Quote all lines below exactly. Images stay out.

= SOURCE MATERIAL =
—————

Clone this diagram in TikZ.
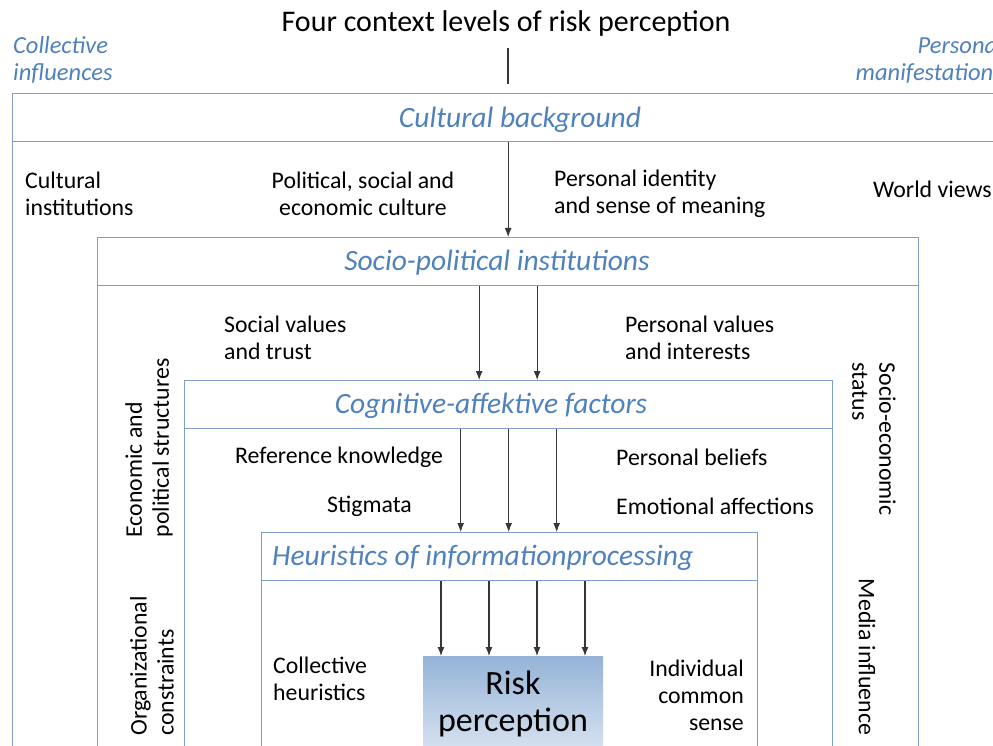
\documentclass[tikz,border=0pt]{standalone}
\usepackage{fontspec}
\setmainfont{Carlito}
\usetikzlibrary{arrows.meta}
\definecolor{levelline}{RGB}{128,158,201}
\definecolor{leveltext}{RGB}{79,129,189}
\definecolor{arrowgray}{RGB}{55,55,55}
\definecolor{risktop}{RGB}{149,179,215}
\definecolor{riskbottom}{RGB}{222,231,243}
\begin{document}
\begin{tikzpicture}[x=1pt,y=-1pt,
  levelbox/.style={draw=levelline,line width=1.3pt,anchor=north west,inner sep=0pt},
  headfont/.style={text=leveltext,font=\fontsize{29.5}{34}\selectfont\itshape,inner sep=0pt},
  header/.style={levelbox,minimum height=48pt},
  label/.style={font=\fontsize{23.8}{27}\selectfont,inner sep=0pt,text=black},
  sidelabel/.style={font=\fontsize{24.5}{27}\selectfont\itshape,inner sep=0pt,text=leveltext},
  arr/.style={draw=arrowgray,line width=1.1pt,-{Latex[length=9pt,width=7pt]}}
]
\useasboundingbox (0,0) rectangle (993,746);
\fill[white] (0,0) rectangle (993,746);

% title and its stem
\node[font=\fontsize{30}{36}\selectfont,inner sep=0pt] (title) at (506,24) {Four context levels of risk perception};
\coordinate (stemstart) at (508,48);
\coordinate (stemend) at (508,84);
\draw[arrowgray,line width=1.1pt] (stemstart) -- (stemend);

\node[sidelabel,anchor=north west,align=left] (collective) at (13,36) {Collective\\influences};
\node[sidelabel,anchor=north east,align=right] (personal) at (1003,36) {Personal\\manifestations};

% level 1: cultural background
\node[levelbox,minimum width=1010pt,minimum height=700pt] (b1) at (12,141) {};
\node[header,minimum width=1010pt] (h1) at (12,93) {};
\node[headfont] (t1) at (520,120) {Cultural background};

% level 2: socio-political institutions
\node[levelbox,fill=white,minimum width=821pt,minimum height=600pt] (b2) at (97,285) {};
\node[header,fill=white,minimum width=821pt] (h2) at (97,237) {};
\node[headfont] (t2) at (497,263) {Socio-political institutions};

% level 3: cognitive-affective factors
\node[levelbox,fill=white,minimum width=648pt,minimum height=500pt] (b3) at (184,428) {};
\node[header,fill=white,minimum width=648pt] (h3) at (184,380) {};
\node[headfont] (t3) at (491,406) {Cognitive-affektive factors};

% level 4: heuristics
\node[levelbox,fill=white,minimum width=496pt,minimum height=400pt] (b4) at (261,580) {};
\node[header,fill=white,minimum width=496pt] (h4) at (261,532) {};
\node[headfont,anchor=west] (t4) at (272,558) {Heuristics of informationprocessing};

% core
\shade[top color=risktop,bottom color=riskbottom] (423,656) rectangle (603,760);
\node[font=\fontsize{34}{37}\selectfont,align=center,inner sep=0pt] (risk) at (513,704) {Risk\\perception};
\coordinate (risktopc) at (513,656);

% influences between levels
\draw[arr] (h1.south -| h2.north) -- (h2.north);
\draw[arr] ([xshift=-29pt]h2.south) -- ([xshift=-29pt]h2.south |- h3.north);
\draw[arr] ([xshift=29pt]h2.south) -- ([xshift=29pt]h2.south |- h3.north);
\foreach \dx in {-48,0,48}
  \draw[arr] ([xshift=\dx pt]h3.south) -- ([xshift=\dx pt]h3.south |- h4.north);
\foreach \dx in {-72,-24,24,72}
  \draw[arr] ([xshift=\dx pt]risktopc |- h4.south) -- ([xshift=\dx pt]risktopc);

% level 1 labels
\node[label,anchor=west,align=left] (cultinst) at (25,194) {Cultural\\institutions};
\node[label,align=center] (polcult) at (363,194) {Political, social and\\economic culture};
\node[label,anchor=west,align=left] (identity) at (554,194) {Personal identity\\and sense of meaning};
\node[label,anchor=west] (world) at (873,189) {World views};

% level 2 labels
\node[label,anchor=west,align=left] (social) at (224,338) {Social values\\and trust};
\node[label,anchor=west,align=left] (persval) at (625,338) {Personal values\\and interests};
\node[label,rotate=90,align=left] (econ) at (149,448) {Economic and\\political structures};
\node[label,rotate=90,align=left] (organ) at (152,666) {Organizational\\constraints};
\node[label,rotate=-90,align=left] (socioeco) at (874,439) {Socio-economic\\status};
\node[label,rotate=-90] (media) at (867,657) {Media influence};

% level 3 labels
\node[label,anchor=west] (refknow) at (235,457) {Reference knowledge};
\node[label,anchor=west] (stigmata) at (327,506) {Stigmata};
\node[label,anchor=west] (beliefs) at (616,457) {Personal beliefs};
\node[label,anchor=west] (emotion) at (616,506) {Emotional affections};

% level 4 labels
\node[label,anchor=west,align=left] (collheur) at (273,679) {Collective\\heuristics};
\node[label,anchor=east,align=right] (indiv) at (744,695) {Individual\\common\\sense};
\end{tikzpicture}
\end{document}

—————

= ANSWER FOR THIS EXERCISE =
Clone this diagram in TikZ.
\documentclass[tikz,border=0pt]{standalone}
\usepackage{fontspec}
\setmainfont{Carlito}
\usetikzlibrary{arrows.meta}
\definecolor{levelline}{RGB}{128,158,201}
\definecolor{leveltext}{RGB}{79,129,189}
\definecolor{arrowgray}{RGB}{55,55,55}
\definecolor{risktop}{RGB}{149,179,215}
\definecolor{riskbottom}{RGB}{222,231,243}
\begin{document}
\begin{tikzpicture}[x=1pt,y=-1pt,
  levelbox/.style={draw=levelline,line width=1.3pt,anchor=north west,inner sep=0pt},
  headfont/.style={text=leveltext,font=\fontsize{29.5}{34}\selectfont\itshape,inner sep=0pt},
  header/.style={levelbox,minimum height=48pt},
  label/.style={font=\fontsize{23.8}{27}\selectfont,inner sep=0pt,text=black},
  sidelabel/.style={font=\fontsize{24.5}{27}\selectfont\itshape,inner sep=0pt,text=leveltext},
  arr/.style={draw=arrowgray,line width=1.1pt,-{Latex[length=9pt,width=7pt]}}
]
\useasboundingbox (0,0) rectangle (993,746);
\fill[white] (0,0) rectangle (993,746);

% title and its stem
\node[font=\fontsize{30}{36}\selectfont,inner sep=0pt] (title) at (506,24) {Four context levels of risk perception};
\coordinate (stemstart) at (508,48);
\coordinate (stemend) at (508,84);
\draw[arrowgray,line width=1.1pt] (stemstart) -- (stemend);

\node[sidelabel,anchor=north west,align=left] (collective) at (13,36) {Collective\\influences};
\node[sidelabel,anchor=north east,align=right] (personal) at (1003,36) {Personal\\manifestations};

% level 1: cultural background
\node[levelbox,minimum width=1010pt,minimum height=700pt] (b1) at (12,141) {};
\node[header,minimum width=1010pt] (h1) at (12,93) {};
\node[headfont] (t1) at (520,120) {Cultural background};

% level 2: socio-political institutions
\node[levelbox,fill=white,minimum width=821pt,minimum height=600pt] (b2) at (97,285) {};
\node[header,fill=white,minimum width=821pt] (h2) at (97,237) {};
\node[headfont] (t2) at (497,263) {Socio-political institutions};

% level 3: cognitive-affective factors
\node[levelbox,fill=white,minimum width=648pt,minimum height=500pt] (b3) at (184,428) {};
\node[header,fill=white,minimum width=648pt] (h3) at (184,380) {};
\node[headfont] (t3) at (491,406) {Cognitive-affektive factors};

% level 4: heuristics
\node[levelbox,fill=white,minimum width=496pt,minimum height=400pt] (b4) at (261,580) {};
\node[header,fill=white,minimum width=496pt] (h4) at (261,532) {};
\node[headfont,anchor=west] (t4) at (272,558) {Heuristics of informationprocessing};

% core
\shade[top color=risktop,bottom color=riskbottom] (423,656) rectangle (603,760);
\node[font=\fontsize{34}{37}\selectfont,align=center,inner sep=0pt] (risk) at (513,704) {Risk\\perception};
\coordinate (risktopc) at (513,656);

% influences between levels
\draw[arr] (h1.south -| h2.north) -- (h2.north);
\draw[arr] ([xshift=-29pt]h2.south) -- ([xshift=-29pt]h2.south |- h3.north);
\draw[arr] ([xshift=29pt]h2.south) -- ([xshift=29pt]h2.south |- h3.north);
\foreach \dx in {-48,0,48}
  \draw[arr] ([xshift=\dx pt]h3.south) -- ([xshift=\dx pt]h3.south |- h4.north);
\foreach \dx in {-72,-24,24,72}
  \draw[arr] ([xshift=\dx pt]risktopc |- h4.south) -- ([xshift=\dx pt]risktopc);

% level 1 labels
\node[label,anchor=west,align=left] (cultinst) at (25,194) {Cultural\\institutions};
\node[label,align=center] (polcult) at (363,194) {Political, social and\\economic culture};
\node[label,anchor=west,align=left] (identity) at (554,194) {Personal identity\\and sense of meaning};
\node[label,anchor=west] (world) at (873,189) {World views};

% level 2 labels
\node[label,anchor=west,align=left] (social) at (224,338) {Social values\\and trust};
\node[label,anchor=west,align=left] (persval) at (625,338) {Personal values\\and interests};
\node[label,rotate=90,align=left] (econ) at (149,448) {Economic and\\political structures};
\node[label,rotate=90,align=left] (organ) at (152,666) {Organizational\\constraints};
\node[label,rotate=-90,align=left] (socioeco) at (874,439) {Socio-economic\\status};
\node[label,rotate=-90] (media) at (867,657) {Media influence};

% level 3 labels
\node[label,anchor=west] (refknow) at (235,457) {Reference knowledge};
\node[label,anchor=west] (stigmata) at (327,506) {Stigmata};
\node[label,anchor=west] (beliefs) at (616,457) {Personal beliefs};
\node[label,anchor=west] (emotion) at (616,506) {Emotional affections};

% level 4 labels
\node[label,anchor=west,align=left] (collheur) at (273,679) {Collective\\heuristics};
\node[label,anchor=east,align=right] (indiv) at (744,695) {Individual\\common\\sense};
\end{tikzpicture}
\end{document}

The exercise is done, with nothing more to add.